Back to Barbara, after seeming so alarmed by any show of sympathy for the Palestinian plight, seated next to Shafik, she let go of her politics, and behaved as someone seeming to flirt with an attractive partner at this lunch that she must have attended reluctantly, understandably fearing boredom in the milieu of UN bureaucrats. The lunch ended with Barbara giving her private phone number to Shafik. I never had the temerity to ask him whether he made use of it. Now I wish I had.

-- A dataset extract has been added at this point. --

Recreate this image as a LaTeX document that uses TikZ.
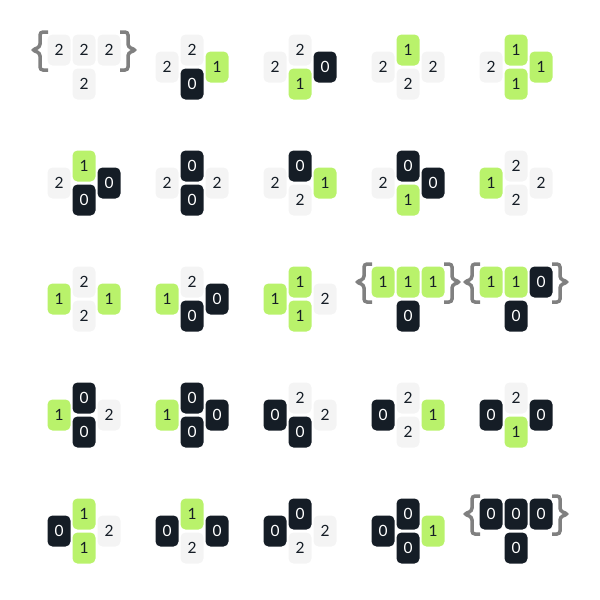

As in life, the asides may be more significant than the story line, and for this I apologize to readers who felt misled by the title and early paragraphs. From the vantage-point of the present, I feel grateful for Barbara Walters’ explorations of the links between private and public in the lives of some of the greatest figures of our time, at her best creating intimacy with historical figures who were not used to such exposure but in the moment enjoyed it. I suppose it says a lot that her most watched interview was with Monica Lewinsky and the U.S. president who most helped gain access to obtain interviews was none other than Richard Nixon.